In one way, his defeat will actually improve his place in history

Published November 7, 2012 12:00PM (EST)

Mitt Romney’s political career began in late 1993, when he put out the word that he wanted to run for Ted Kennedy’s Massachusetts Senate seat. It ended last night, nearly 20 years later, with a resounding Electoral College defeat at the hands of President Obama. Like Wendell Willkie, Adlai Stevenson, Bob Dole and all of the other White House runners-up, Romney will now become an answer to a trivia question. But in a backward way, his defeat could actually enhance his legacy.

The reason has to do with Obama’s signature first-term achievement. The future of the Affordable Care Act, which will expand access to health insurance to tens of millions of Americans once all of its provisions are in place, was very much in doubt until last night. Romney had vowed to dismantle the law, but now that he won’t be in the White House, implementation can proceed as scheduled. By the end of Obama’s presidency, the ACA will be more or less integrated into the safety net, its basic principles impervious to a partisan shift in Washington. Healthcare policy will evolve in the years and decades ahead, but Tuesday’s result preserves a major step toward universal coverage.

And for this we can thank … Mitt Romney.

It has nothing to do with the campaign he just ran, of course. But the ACA as we know it only exists because Romney helped create the blueprint for it back in his Massachusetts days.
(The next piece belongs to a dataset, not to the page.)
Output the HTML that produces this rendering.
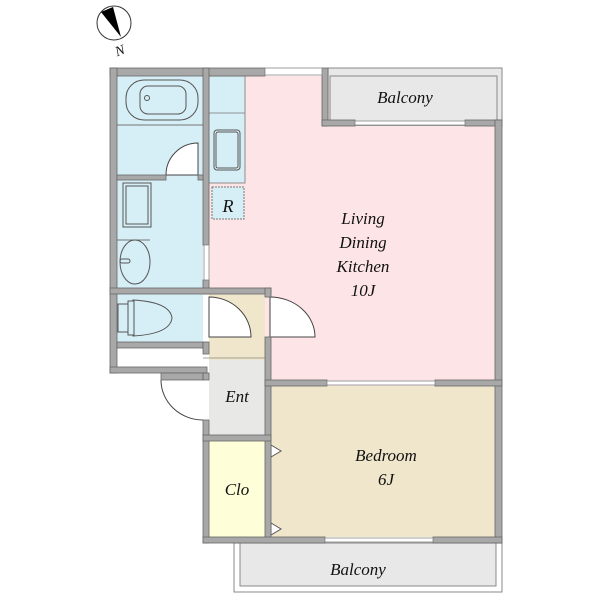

And, ironically enough, he helped create that blueprint because he thought it would help him win the presidency.

The Romney who signed the Bay State’s universal healthcare law in the spring of 2006 had largely given up on being governor. He’d been elected on a moderate/good government platform in 2002, but 2004 had forced a reckoning. He poured serious money, effort and political capital into an ambitious effort to increase the GOP’s presence in the state legislature that year, only to see his party lose ground. There was also the matter of gay marriage, which officially became legal in Massachusetts that spring; to curry favor with the religious conservatives he’d need in order to win the GOP presidential nomination someday, Romney would have to fight to repeal it – which would only make it tougher for him to win a second gubernatorial term in 2006.

And so Romney disengaged from his day job. In the second half of his gubernatorial term, he spent all or parts of hundreds of days out of the state, courting Republican leaders and activists in Iowa, South Carolina and other key primary and caucus states. He also repositioned himself on the political spectrum, renouncing his pro-choice views and recasting himself as the Sheriff Joe of the East. The 2008 opening on the GOP side, he concluded, was to the right of John McCain and Rudy Giuliani, and he moved aggressively to seize it.

Signing the healthcare bill that made it out of the Massachusetts legislature in early ’06 seemed consistent with this task. The bill was rooted in a conservative policy proposal from the late 1980s, which envisioned achieving universal healthcare access through an individual mandate. Republicans in the U.S. Senate had latched on to the concept during the Clinton years, as an alternative to the plan drafted by Hillary Clinton. With a representative from the Heritage Foundation at his side, Romney signed the law in an elaborate ceremony. It was, he and his team believed, a powerful political tool – one that would earn him plaudits from the press and policy experts while elevating his standing with conservatives, who would appreciate his ability to apply their values to an issue on which Democrats had long enjoyed an advantage.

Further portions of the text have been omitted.